## BEGIN Data

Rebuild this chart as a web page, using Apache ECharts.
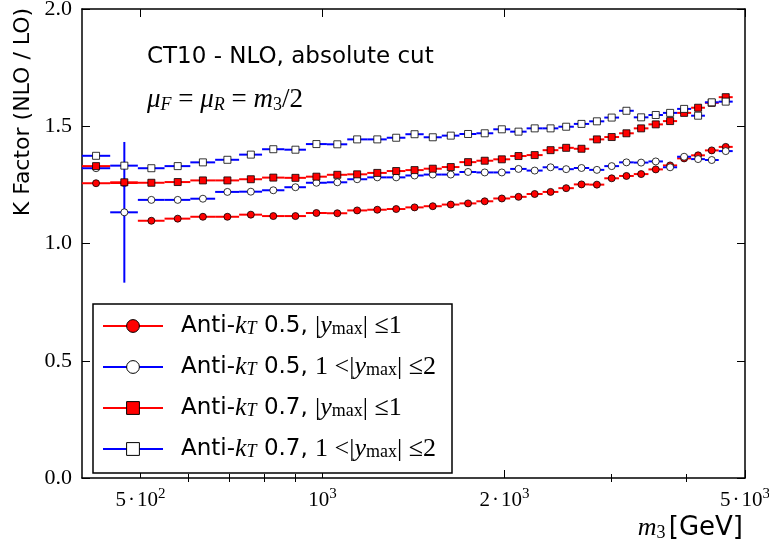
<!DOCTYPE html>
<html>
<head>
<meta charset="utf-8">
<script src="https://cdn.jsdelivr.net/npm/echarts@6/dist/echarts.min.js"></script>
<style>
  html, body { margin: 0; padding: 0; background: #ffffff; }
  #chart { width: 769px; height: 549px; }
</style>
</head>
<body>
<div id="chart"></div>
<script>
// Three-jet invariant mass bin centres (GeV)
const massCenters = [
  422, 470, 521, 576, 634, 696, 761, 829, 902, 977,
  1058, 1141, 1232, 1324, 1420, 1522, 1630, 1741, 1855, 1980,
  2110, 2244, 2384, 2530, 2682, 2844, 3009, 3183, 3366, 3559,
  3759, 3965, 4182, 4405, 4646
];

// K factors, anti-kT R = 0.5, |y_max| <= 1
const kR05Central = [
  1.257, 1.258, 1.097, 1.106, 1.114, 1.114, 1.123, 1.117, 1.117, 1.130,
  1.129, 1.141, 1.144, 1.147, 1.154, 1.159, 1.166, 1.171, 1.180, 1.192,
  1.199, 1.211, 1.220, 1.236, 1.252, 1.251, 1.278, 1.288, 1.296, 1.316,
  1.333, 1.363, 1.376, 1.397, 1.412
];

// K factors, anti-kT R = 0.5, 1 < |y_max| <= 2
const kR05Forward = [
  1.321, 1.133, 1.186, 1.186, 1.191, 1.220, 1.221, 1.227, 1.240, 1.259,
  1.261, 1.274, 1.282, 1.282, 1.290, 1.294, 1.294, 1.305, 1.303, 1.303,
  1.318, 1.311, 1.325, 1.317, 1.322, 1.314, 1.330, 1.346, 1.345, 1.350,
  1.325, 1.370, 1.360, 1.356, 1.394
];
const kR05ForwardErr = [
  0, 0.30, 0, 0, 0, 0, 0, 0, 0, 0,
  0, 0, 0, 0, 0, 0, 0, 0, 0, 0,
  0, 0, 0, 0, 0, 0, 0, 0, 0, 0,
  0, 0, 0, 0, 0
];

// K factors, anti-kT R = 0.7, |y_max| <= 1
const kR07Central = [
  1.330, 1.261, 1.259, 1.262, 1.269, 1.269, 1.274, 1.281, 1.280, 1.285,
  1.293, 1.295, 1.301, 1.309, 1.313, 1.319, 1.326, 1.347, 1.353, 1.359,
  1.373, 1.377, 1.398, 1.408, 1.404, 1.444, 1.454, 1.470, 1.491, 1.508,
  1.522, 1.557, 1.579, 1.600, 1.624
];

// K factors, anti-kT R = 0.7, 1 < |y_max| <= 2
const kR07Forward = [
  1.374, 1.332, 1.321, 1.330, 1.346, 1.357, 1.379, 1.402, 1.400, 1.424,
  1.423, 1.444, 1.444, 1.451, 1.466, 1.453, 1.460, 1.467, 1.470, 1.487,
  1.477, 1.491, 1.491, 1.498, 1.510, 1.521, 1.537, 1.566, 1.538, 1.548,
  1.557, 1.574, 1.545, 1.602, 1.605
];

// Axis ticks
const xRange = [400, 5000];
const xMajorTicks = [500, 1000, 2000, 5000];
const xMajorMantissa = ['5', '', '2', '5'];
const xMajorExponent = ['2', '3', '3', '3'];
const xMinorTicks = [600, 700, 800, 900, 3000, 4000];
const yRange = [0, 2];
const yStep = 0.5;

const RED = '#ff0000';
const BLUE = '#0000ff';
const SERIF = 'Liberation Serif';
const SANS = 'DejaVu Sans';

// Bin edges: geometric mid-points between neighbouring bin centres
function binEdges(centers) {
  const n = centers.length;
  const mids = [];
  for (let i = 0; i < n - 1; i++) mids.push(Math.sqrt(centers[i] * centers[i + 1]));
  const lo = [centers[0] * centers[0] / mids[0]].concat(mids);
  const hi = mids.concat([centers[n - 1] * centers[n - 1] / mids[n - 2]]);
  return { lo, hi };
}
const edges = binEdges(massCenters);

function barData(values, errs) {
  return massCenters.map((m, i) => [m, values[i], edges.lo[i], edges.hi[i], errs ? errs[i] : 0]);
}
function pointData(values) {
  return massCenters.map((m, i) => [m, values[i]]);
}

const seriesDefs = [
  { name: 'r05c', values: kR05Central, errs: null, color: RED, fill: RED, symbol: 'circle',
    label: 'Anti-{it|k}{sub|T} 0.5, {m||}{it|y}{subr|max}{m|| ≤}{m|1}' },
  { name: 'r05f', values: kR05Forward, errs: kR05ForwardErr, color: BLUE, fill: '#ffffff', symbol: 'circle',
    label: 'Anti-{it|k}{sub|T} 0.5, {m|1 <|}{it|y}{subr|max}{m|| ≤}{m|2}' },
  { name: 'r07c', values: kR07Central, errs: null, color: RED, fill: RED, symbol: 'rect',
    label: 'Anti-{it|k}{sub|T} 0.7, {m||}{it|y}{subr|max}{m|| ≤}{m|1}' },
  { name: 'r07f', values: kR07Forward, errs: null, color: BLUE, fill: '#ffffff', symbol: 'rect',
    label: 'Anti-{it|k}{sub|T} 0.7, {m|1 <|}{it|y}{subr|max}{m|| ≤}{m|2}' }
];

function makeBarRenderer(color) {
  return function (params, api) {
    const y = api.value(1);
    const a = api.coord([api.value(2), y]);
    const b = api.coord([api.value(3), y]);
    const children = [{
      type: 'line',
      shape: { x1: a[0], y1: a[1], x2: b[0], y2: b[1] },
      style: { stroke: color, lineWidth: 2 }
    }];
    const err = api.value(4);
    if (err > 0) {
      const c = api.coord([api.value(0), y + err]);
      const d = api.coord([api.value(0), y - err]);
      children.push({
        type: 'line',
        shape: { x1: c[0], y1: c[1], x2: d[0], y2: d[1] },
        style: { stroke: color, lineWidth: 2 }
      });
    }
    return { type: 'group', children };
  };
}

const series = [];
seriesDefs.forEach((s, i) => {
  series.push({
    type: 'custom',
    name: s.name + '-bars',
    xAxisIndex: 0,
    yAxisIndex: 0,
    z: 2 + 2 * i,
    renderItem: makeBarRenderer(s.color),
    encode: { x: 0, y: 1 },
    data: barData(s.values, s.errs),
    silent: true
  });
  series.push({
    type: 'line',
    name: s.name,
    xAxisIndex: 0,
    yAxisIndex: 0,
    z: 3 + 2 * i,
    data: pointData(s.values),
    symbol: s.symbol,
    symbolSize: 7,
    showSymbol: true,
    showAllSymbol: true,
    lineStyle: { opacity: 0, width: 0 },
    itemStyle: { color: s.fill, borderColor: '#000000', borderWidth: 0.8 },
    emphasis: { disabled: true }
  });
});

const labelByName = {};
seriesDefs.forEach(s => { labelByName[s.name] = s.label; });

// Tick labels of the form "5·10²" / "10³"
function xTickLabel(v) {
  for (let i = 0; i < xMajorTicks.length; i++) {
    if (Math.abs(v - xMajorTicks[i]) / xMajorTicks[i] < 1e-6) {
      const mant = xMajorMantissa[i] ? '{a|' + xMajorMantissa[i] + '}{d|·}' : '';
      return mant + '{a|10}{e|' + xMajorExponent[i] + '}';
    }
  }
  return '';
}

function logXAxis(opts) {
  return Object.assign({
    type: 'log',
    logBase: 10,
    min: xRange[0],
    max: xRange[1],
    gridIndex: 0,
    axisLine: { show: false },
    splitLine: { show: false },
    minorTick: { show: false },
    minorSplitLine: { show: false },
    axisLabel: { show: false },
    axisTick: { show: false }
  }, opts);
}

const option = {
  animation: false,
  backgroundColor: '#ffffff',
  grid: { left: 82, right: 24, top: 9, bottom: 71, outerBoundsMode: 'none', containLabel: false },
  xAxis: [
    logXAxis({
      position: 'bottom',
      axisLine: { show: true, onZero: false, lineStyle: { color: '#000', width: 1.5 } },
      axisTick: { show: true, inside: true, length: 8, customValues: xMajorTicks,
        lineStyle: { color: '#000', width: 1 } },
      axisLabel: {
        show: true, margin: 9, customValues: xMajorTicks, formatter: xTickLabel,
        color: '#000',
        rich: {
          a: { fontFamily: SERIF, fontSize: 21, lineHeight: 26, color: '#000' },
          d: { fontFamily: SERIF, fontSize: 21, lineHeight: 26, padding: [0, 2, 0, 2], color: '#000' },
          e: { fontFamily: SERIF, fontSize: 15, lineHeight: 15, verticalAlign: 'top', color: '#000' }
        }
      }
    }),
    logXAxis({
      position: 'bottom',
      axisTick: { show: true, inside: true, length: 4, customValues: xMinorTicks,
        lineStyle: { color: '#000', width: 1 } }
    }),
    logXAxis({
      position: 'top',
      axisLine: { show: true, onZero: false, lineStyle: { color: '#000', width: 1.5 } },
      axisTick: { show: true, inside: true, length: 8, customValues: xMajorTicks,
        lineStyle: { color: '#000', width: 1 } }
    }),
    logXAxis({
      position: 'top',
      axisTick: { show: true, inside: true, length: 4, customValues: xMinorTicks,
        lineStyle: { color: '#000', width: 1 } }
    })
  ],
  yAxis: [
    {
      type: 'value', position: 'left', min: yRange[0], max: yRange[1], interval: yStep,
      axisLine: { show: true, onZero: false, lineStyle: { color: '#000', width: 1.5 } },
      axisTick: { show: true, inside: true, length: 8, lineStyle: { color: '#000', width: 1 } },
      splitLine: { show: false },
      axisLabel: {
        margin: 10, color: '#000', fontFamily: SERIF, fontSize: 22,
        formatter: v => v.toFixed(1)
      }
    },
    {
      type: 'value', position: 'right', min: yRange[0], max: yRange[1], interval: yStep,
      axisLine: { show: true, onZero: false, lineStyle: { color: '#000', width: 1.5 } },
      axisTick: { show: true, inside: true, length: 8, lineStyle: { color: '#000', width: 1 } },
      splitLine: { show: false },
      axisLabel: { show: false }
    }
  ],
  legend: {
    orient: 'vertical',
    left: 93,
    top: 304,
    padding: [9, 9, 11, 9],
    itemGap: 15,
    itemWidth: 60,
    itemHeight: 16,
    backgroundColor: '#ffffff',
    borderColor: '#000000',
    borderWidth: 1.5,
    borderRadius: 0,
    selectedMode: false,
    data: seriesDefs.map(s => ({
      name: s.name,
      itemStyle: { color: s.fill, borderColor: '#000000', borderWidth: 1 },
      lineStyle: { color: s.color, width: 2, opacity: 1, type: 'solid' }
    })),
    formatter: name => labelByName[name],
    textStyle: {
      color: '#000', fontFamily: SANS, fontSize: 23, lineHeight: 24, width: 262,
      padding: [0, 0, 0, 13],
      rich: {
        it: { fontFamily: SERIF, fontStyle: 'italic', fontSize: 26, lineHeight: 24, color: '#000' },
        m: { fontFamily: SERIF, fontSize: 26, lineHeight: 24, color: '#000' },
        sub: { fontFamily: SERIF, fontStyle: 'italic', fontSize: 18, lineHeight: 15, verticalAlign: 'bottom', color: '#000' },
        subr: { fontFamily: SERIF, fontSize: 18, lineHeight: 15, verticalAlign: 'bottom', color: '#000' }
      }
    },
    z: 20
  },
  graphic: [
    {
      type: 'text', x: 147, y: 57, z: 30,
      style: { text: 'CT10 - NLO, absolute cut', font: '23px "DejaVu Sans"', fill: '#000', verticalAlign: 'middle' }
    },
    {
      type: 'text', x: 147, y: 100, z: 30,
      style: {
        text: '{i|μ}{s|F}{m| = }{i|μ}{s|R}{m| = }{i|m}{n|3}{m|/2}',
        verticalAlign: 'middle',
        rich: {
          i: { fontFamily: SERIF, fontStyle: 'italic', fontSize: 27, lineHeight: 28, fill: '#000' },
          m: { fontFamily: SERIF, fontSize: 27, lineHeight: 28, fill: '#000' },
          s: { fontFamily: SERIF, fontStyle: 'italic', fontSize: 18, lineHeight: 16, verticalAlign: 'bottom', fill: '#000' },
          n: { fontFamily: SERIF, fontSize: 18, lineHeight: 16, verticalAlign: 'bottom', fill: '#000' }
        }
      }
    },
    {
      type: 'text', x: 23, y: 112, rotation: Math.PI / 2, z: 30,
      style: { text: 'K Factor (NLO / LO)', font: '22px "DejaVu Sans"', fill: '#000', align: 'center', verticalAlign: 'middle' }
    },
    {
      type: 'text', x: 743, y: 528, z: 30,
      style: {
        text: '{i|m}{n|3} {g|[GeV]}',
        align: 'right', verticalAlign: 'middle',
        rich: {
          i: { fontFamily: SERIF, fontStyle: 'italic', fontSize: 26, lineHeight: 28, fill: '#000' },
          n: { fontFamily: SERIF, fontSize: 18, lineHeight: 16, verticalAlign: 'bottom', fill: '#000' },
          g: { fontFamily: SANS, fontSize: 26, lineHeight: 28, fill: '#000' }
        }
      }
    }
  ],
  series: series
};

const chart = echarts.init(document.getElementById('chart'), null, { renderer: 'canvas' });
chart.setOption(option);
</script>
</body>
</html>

## END Data

## Problem
The lines from the top of the data above through the one holding "const yStep = 0.5;" are to be repeated exactly, and only those, with no pictures.

## Answer to the exercise
Rebuild this chart as a web page, using Apache ECharts.
<!DOCTYPE html>
<html>
<head>
<meta charset="utf-8">
<script src="https://cdn.jsdelivr.net/npm/echarts@6/dist/echarts.min.js"></script>
<style>
  html, body { margin: 0; padding: 0; background: #ffffff; }
  #chart { width: 769px; height: 549px; }
</style>
</head>
<body>
<div id="chart"></div>
<script>
// Three-jet invariant mass bin centres (GeV)
const massCenters = [
  422, 470, 521, 576, 634, 696, 761, 829, 902, 977,
  1058, 1141, 1232, 1324, 1420, 1522, 1630, 1741, 1855, 1980,
  2110, 2244, 2384, 2530, 2682, 2844, 3009, 3183, 3366, 3559,
  3759, 3965, 4182, 4405, 4646
];

// K factors, anti-kT R = 0.5, |y_max| <= 1
const kR05Central = [
  1.257, 1.258, 1.097, 1.106, 1.114, 1.114, 1.123, 1.117, 1.117, 1.130,
  1.129, 1.141, 1.144, 1.147, 1.154, 1.159, 1.166, 1.171, 1.180, 1.192,
  1.199, 1.211, 1.220, 1.236, 1.252, 1.251, 1.278, 1.288, 1.296, 1.316,
  1.333, 1.363, 1.376, 1.397, 1.412
];

// K factors, anti-kT R = 0.5, 1 < |y_max| <= 2
const kR05Forward = [
  1.321, 1.133, 1.186, 1.186, 1.191, 1.220, 1.221, 1.227, 1.240, 1.259,
  1.261, 1.274, 1.282, 1.282, 1.290, 1.294, 1.294, 1.305, 1.303, 1.303,
  1.318, 1.311, 1.325, 1.317, 1.322, 1.314, 1.330, 1.346, 1.345, 1.350,
  1.325, 1.370, 1.360, 1.356, 1.394
];
const kR05ForwardErr = [
  0, 0.30, 0, 0, 0, 0, 0, 0, 0, 0,
  0, 0, 0, 0, 0, 0, 0, 0, 0, 0,
  0, 0, 0, 0, 0, 0, 0, 0, 0, 0,
  0, 0, 0, 0, 0
];

// K factors, anti-kT R = 0.7, |y_max| <= 1
const kR07Central = [
  1.330, 1.261, 1.259, 1.262, 1.269, 1.269, 1.274, 1.281, 1.280, 1.285,
  1.293, 1.295, 1.301, 1.309, 1.313, 1.319, 1.326, 1.347, 1.353, 1.359,
  1.373, 1.377, 1.398, 1.408, 1.404, 1.444, 1.454, 1.470, 1.491, 1.508,
  1.522, 1.557, 1.579, 1.600, 1.624
];

// K factors, anti-kT R = 0.7, 1 < |y_max| <= 2
const kR07Forward = [
  1.374, 1.332, 1.321, 1.330, 1.346, 1.357, 1.379, 1.402, 1.400, 1.424,
  1.423, 1.444, 1.444, 1.451, 1.466, 1.453, 1.460, 1.467, 1.470, 1.487,
  1.477, 1.491, 1.491, 1.498, 1.510, 1.521, 1.537, 1.566, 1.538, 1.548,
  1.557, 1.574, 1.545, 1.602, 1.605
];

// Axis ticks
const xRange = [400, 5000];
const xMajorTicks = [500, 1000, 2000, 5000];
const xMajorMantissa = ['5', '', '2', '5'];
const xMajorExponent = ['2', '3', '3', '3'];
const xMinorTicks = [600, 700, 800, 900, 3000, 4000];
const yRange = [0, 2];
const yStep = 0.5;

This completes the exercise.